Steve Koltes, co-founder of Europe’s biggest private equity firm CVC Capital Partners, is stepping down this year as the company works on plans for a stock market listing.

Koltes, one of a handful of dealmakers that spun CVC out of Citibank in 1993, will leave in October “to focus on his private interests”, the firm said. He will remain on CVC’s board as a non-executive director.

“For everything I can do well, there are dozens in the firm who can do it better,” Koltes, 65, said in a statement. “After 34 glorious years with this very special place, that’s the best sign that my job is done.” 

The departure is a sign of a generational shift at CVC, which is considering an initial public offering after decades in private hands.

Under the IPO plan, CVC would sell its management fee income to shareholders while keeping most or all of its more lucrative revenue stream, a 20 per cent profit share, in private hands.

Koltes is one of the firm’s three co-chairs, alongside Rolly van Rappard and Donald Mackenzie. Rob Lucas, who joined CVC in 1996, is the lead managing partner on its investment committee for deals in Europe and the Americas.

“Steve is my close friend and collaborator both inside CVC and on a personal level,” van Rappard said. “Over our 34 years of shared history, my colleagues and I always turned to him as a voice of conscience for the firm.”

Mackenzie said he and Koltes had been “good friends, business partners and fellow dealmakers from the very earliest days of CVC”. 

Koltes’ departure is the latest industry changing of the guard. The founders of US groups Carlyle, Apollo and TPG have in recent years handed on to a new generation of dealmakers, while Henry Kravis and George Roberts stepped down as co-chief executives of KKR in October.
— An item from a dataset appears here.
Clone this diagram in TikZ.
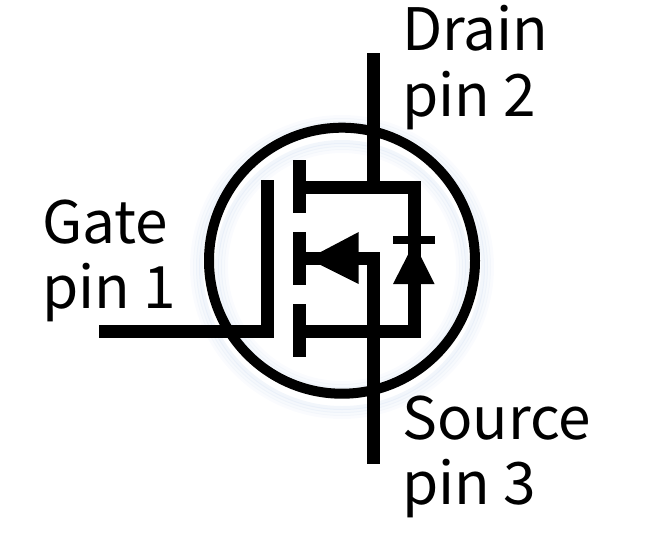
\documentclass[tikz,border=0pt]{standalone}
\usepackage{fontspec}
\setmainfont{Noto Sans CJK JP}
\usetikzlibrary{calc}
\definecolor{glowblue}{RGB}{170,195,230}
\tikzset{
  wire/.style={line width=13pt},
  label/.style={anchor=base west,inner sep=0pt,font=\fontsize{58.5}{58.5}\selectfont},
}
\begin{document}
\begin{tikzpicture}[x=1pt,y=-1pt]
\useasboundingbox (0,0) rectangle (658,555);
% glow round the case
\foreach \r/\o in {150/0.06,147/0.09,144/0.12,141/0.15,125/0.15,122/0.12,119/0.09,116/0.06}
  \draw[glowblue,line width=4pt,opacity=\o] (342,267) circle (\r);
% case
\coordinate (centre) at (342,260.7);
\draw[line width=10pt] (centre) circle (133);
% drain
\coordinate (draintop) at (373.5,53);
\coordinate (drainjoin) at (373.5,187);
\coordinate (bartop) at (299.5,187);
\coordinate (diodetop) at (414,187);
\coordinate (diodebot) at (414,331);
\coordinate (sourcejoin) at (373.5,331);
\coordinate (barbot) at (299.5,331);
\coordinate (sourcebot) at (373.5,464);
\coordinate (stub) at (373.5,258.7);
\coordinate (barmid) at (299.5,258.7);
\draw[wire] (draintop) -- (drainjoin);
\draw[wire,line join=miter] (bartop) -- (diodetop) -- (diodebot) -- (barbot);
\draw[wire,line join=miter] (barmid) -- (stub) -- (sourcebot);
% channel
\draw[wire] (299.5,160) -- (299.5,213);
\draw[wire] (299.5,232) -- (299.5,285);
\draw[wire] (299.5,304) -- (299.5,357);
% gate
\draw[wire,line join=miter] (99,331) -- (267.7,331) -- (267.7,180);
% arrow and diode
\fill (308,258.7) -- (358.7,232) -- (358.7,284) -- cycle;
\fill (392.7,236) rectangle (435,244);
\fill (414,243) -- (434.5,284) -- (393,284) -- cycle;
% labels
\node[label] (drain) at (402,50) {Drain};
\node[label] (drainpin) at (402,116) {pin 2};
\node[label] (gate) at (42,243) {Gate};
\node[label] (gatepin) at (42,308.5) {pin 1};
\node[label] (source) at (402,439) {Source};
\node[label] (sourcepin) at (402,504.5) {pin 3};
\end{tikzpicture}
\end{document}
CVC, a secretive Luxembourg-based group, has $122bn in assets under management, according to its website. It is best known for deals involving Formula One, the Six Nations rugby tournament, the communications company Teneo, and Unilever’s tea business.

Last year, it took steps to bring in outside capital, selling a stake to Blue Owl’s Dyal Capital unit, and to increase its asset base by acquiring asset manager Glendower Capital. Changes of this sort are often precursors to stock market listings of private equity groups.